Exactly the lines from the one containing "Reproduce this diagram with TikZ." through the one containing "(n180) at (1184,767)" are to be returned, please, without any pictures.

+++ Records for processing +++

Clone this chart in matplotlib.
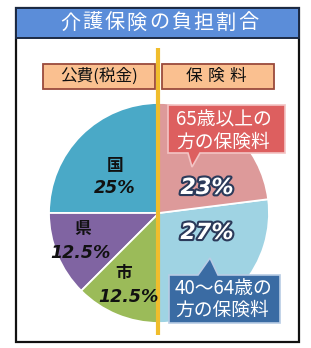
import matplotlib
matplotlib.use("Agg")
import matplotlib.pyplot as plt
import matplotlib.patheffects as pe
from matplotlib.patches import Rectangle, Polygon

W, H = 311, 348

TITLE = "介護保険の負担割合"
GROUP_LABELS = ["公費(税金)", "保険料"]
PUBLIC_LABELS = ["国", "県", "市"]
PUBLIC_SHARES = [25, 12.5, 12.5]
PREMIUM_LABELS = ["40〜64歳の\n方の保険料", "65歳以上の\n方の保険料"]
PREMIUM_SHARES = [27, 23]

COLORS = ["#4aa9c7", "#8064a2", "#9bbb59", "#9fd3e3", "#dd9a9a"]
CJK = ["Noto Sans CJK JP", "DejaVu Sans"]
NUM = ["DejaVu Sans", "Noto Sans CJK JP"]


def Y(y):
    # picture rows run downward, axes upward
    return H - y


fig = plt.figure(figsize=(W / 100, H / 100), dpi=100)
ax = fig.add_axes([0, 0, 1, 1])

# pie: public part on the left, premiums on the right
ax.pie(PUBLIC_SHARES + PREMIUM_SHARES, colors=COLORS, startangle=90,
       counterclock=True, center=(159, Y(213)), radius=110,
       wedgeprops=dict(edgecolor="white", linewidth=1.3))

# outer frame and title bar
ax.add_patch(Rectangle((16, Y(342)), 283, 334, fill=False,
                       edgecolor="#111111", lw=1.6, zorder=5))
ax.add_patch(Rectangle((16, Y(38)), 283, 30, facecolor="#5b8dd9",
                       edgecolor="#1c2a44", lw=1.4, zorder=5))
for i, ch in enumerate(TITLE):
    ax.text(70 + i * 22.3, Y(23), ch, color="white", fontsize=14.5,
            family=CJK, ha="center", va="center", zorder=6)

# group label boxes
ax.add_patch(Rectangle((43, Y(89)), 112, 25, facecolor="#fac090",
                       edgecolor="#9a4a3c", lw=1.3, zorder=4))
ax.add_patch(Rectangle((162, Y(89)), 112, 25, facecolor="#fac090",
                       edgecolor="#9a4a3c", lw=1.3, zorder=4))
ax.text(99, Y(76), GROUP_LABELS[0], fontsize=12, family=CJK,
        ha="center", va="center", color="#111111", zorder=5)
for i, ch in enumerate(GROUP_LABELS[1]):
    ax.text(194 + i * 22, Y(76), ch, fontsize=12, family=CJK,
            ha="center", va="center", color="#111111", zorder=5)

# dividing line
ax.plot([158, 158], [Y(48), Y(335)], color="#f0bd2c", lw=3, zorder=4,
        solid_capstyle="butt")

# public shares
pub_pos = [((115, 166), (115, 188)), ((83, 229), (80, 253)), ((124, 273), (128, 297))]
for lab, val, (kp, np_) in zip(PUBLIC_LABELS, PUBLIC_SHARES, pub_pos):
    ax.text(kp[0], Y(kp[1]), lab, fontsize=12, family=CJK, fontweight="bold",
            ha="center", va="center", color="#111111", zorder=6)
    ax.text(np_[0], Y(np_[1]), f"{val:g}%", fontsize=12.5, family=NUM,
            fontweight="bold", style="italic", ha="center", va="center",
            color="#111111", zorder=6)

# premium shares
outline = [pe.withStroke(linewidth=3, foreground="#2b3a5a")]
for val, yy in zip(PREMIUM_SHARES, [233, 188]):
    ax.text(207, Y(yy), f"{val}%", fontsize=16, family=NUM, fontweight="bold",
            style="italic", ha="center", va="center", color="white",
            path_effects=outline, zorder=6)

# callouts
red = [(168, 105), (285, 105), (285, 153), (200, 153), (192, 167),
       (188, 153), (168, 153)]
blue = [(169, 275), (198, 275), (210, 258), (218, 275), (280, 275),
        (280, 323), (169, 323)]
ax.add_patch(Polygon([(x, Y(y)) for x, y in red], closed=True,
                     facecolor="#dd5f5f", edgecolor="#f3c4c4", lw=1.2, zorder=6))
ax.add_patch(Polygon([(x, Y(y)) for x, y in blue], closed=True,
                     facecolor="#3a6ba3", edgecolor="#b8cce4", lw=1.2, zorder=6))
ax.text(176, Y(131), PREMIUM_LABELS[1], fontsize=13.5, family=CJK,
        ha="left", va="center", color="white", linespacing=1.05, zorder=7)
ax.text(175, Y(299), PREMIUM_LABELS[0], fontsize=13.5, family=CJK,
        ha="left", va="center", color="white", linespacing=1.05, zorder=7)

ax.set_xlim(0, W)
ax.set_ylim(0, H)
ax.set_aspect("auto")
ax.axis("off")

fig.savefig("out.png", dpi=100, facecolor="white")
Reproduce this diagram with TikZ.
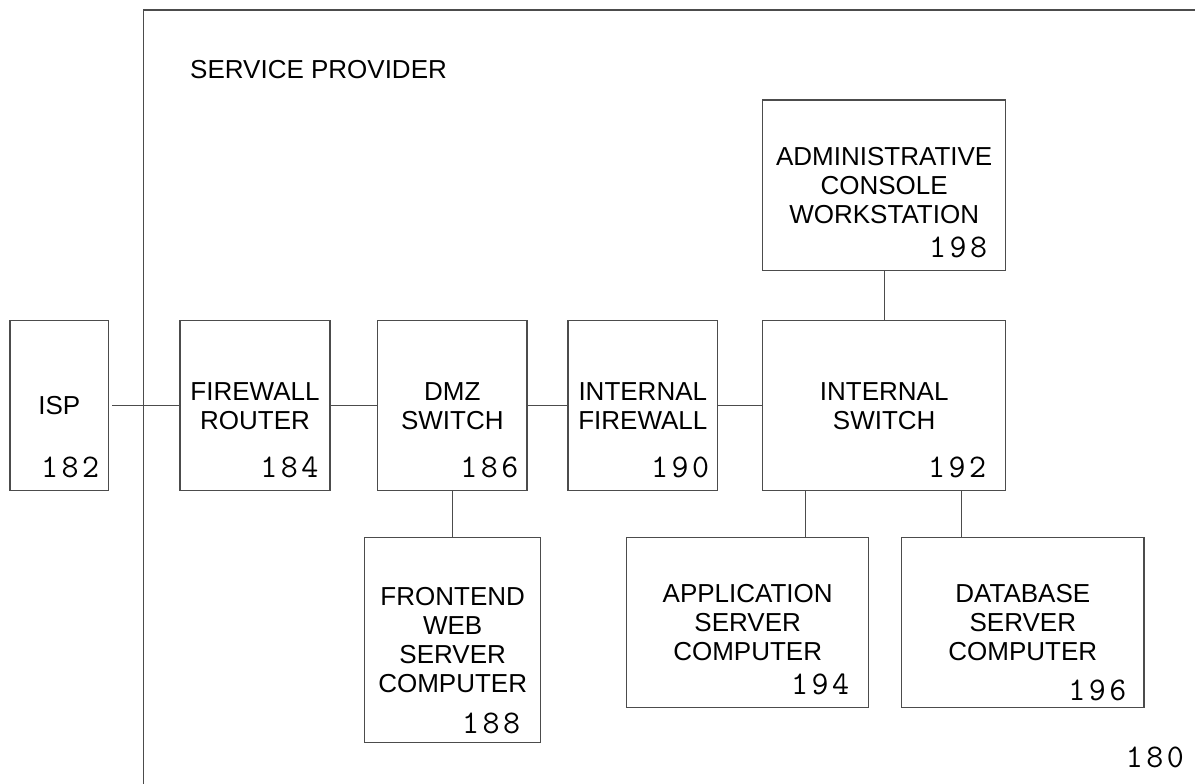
\documentclass[tikz,border=0pt]{standalone}
\usepackage{fontspec}
\setmainfont{Liberation Sans}
\definecolor{linecol}{gray}{0.3}
\newcommand{\boxfont}{\fontsize{26}{29}\selectfont}
\newcommand{\numsize}{\ttfamily\fontsize{33}{33}\selectfont}
% three-digit reference numeral with open spacing
\newcommand{\refdigits}[3]{#1\kern3.5pt#2\kern3.5pt#3}
\begin{document}
\begin{tikzpicture}[x=1pt,y=-1pt,
  box/.style={draw=linecol, line width=1.1pt, inner sep=0pt, align=center, font=\boxfont},
  refnum/.style={anchor=base east, inner sep=0pt, font=\numsize},
  link/.style={draw=linecol, line width=1.1pt}]
\useasboundingbox (0,0) rectangle (1195,784);

% service provider enclosure
\draw[linecol, line width=1.6pt] (143.5,784) -- (143.5,10) -- (1195,10);
\node[anchor=base west, inner sep=0pt, font=\boxfont] (sp) at (190,78) {SERVICE PROVIDER};
\node[refnum] (n180) at (1184,767) {\refdigits180};

% boxes
\node[box, minimum width=98.7, minimum height=170] (isp) at (59.3,405.7) {ISP};
\node[box, minimum width=150, minimum height=170] (fw) at (255,405.7) {FIREWALL\\ROUTER};
\node[box, minimum width=149.3, minimum height=170] (dmz) at (452.3,405.7) {DMZ\\SWITCH};
\node[box, minimum width=149.7, minimum height=170] (ifw) at (642.8,405.7) {INTERNAL\\FIREWALL};
\node[box, minimum width=243, minimum height=170] (isw) at (884.2,405.7) {INTERNAL\\SWITCH};
\node[box, minimum width=243, minimum height=170.3] (adm) at (884.2,185.2) {ADMINISTRATIVE\\CONSOLE\\WORKSTATION};
\node[box, minimum width=176, minimum height=205] (fe) at (452.7,639.8) {FRONTEND\\WEB\\SERVER\\COMPUTER};
\node[box, minimum width=242, minimum height=170] (app) at (747.7,622.3) {APPLICATION\\SERVER\\COMPUTER};
\node[box, minimum width=242.3, minimum height=170] (db) at (1022.8,622.3) {DATABASE\\SERVER\\COMPUTER};

% reference numerals
\node[refnum] (n182) at ([xshift=-10pt,yshift=14pt]isp.south east) {\refdigits182};
\node[refnum] (n184) at ([xshift=-12pt,yshift=14pt]fw.south east) {\refdigits184};
\node[refnum] (n186) at ([xshift=-9pt,yshift=14pt]dmz.south east) {\refdigits186};
\node[refnum] (n190) at ([xshift=-9pt,yshift=14pt]ifw.south east) {\refdigits190};
\node[refnum] (n192) at ([xshift=-20pt,yshift=14pt]isw.south east) {\refdigits192};
\node[refnum] (n198) at ([xshift=-19pt,yshift=13.6pt]adm.south east) {\refdigits198};
\node[refnum] (n188) at ([xshift=-21pt,yshift=9pt]fe.south east) {\refdigits188};
\node[refnum] (n194) at ([xshift=-20pt,yshift=13pt]app.south east) {\refdigits194};
\node[refnum] (n196) at ([xshift=-18pt,yshift=7.3pt]db.south east) {\refdigits196};

% connections
\draw[link] ([xshift=3pt]isp.east) -- (fw.west);
\draw[link] (fw.east) -- (dmz.west);
\draw[link] (dmz.east) -- (ifw.west);
\draw[link] (ifw.east) -- (isw.west);
\draw[link] (adm.south) -- (isw.north);
\draw[link] (dmz.south) -- (fe.north -| dmz.south);
\draw[link] ([xshift=43pt]isw.south west) -- ([xshift=43pt]isw.south west |- app.north);
\draw[link] ([xshift=-45pt]isw.south east) -- ([xshift=-45pt]isw.south east |- db.north);
\end{tikzpicture}
\end{document}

+++

Full output:
Reproduce this diagram with TikZ.
\documentclass[tikz,border=0pt]{standalone}
\usepackage{fontspec}
\setmainfont{Liberation Sans}
\definecolor{linecol}{gray}{0.3}
\newcommand{\boxfont}{\fontsize{26}{29}\selectfont}
\newcommand{\numsize}{\ttfamily\fontsize{33}{33}\selectfont}
% three-digit reference numeral with open spacing
\newcommand{\refdigits}[3]{#1\kern3.5pt#2\kern3.5pt#3}
\begin{document}
\begin{tikzpicture}[x=1pt,y=-1pt,
  box/.style={draw=linecol, line width=1.1pt, inner sep=0pt, align=center, font=\boxfont},
  refnum/.style={anchor=base east, inner sep=0pt, font=\numsize},
  link/.style={draw=linecol, line width=1.1pt}]
\useasboundingbox (0,0) rectangle (1195,784);

% service provider enclosure
\draw[linecol, line width=1.6pt] (143.5,784) -- (143.5,10) -- (1195,10);
\node[anchor=base west, inner sep=0pt, font=\boxfont] (sp) at (190,78) {SERVICE PROVIDER};
\node[refnum] (n180) at (1184,767) {\refdigits180};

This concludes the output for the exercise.